Last year, as I put up my exterior decorations, I knew they were on their last legs. The red bows had faded to orange and all the gold and silver balls I once put in my magnolias were fading and peeling. So, at the post-Christmas sales, I picked up a gorgeous new wreath and new bows. When I took down the old decorations, they went in the trash. Still, I couldn’t find a Nativity I liked. I don’t like the blow-up decorations at all. They just don’t match my house and while Hobby Lobby had a gorgeous half-life-sized set I loved, I don’t pay that kind of money for decorations.

I’d warned Bill about the state of our outdoor decorations. We live in a neighborhood where they really go for decorating. In fact, most homeowners pay for roofline lights to be installed every year, but I new that would never happen at our house. While he wasn’t ready to pony up for the roofline installations, he didn’t want to be Scrooge. So, on a recent visit to Home Depot, I noticed an attractive pre-lit Nativity set and pointed it out to Bill. In the basket it went, along with a couple of lighted deer.

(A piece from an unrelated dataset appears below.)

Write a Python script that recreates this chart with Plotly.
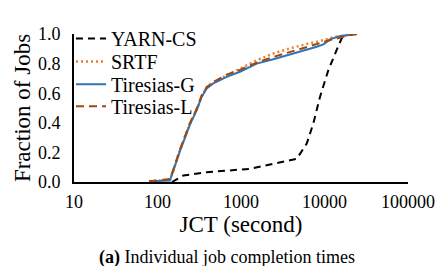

And voila! Here we are. The lighted wreaths are the same ones we had, but everything else is brand new this year. What do you think?

Shutting Down the Weekend

So, I was supposed to deliver some albums Sunday evening, but my client had a sick kid she needed to take care of, so Bill and I decided to go to dinner. He was in the mood for BBQ, so I did a little research and told him about The Smokin’ Donut in Fate. Someone, somewhere had suggested it was great. I was a little concerned when I found out it was inside the Fate Gas & Grocery, but we were feeling adventurous. When we got there, he was distracted by some re-programming he was trying to do on the car, so I decided to run in and scope things out.

There was indeed a doughnut shop inside the Grocery Store, but I didn’t see (or smell) any BBQ. I asked if she indeed did have BBQ and she assured me she did, but I noticed they had exactly one table with someone sitting there devouring a doughnut. This scene was not conducive to Bill’s enjoyment, even if they happened to have the world’s best BBQ.

We redirected ourselves to the local Olive Garden to fill up on salad, soup, breadsticks and some pasta. We ended up with plenty to take home for Monday’s evening meal. It wasn’t BBQ, but it was good.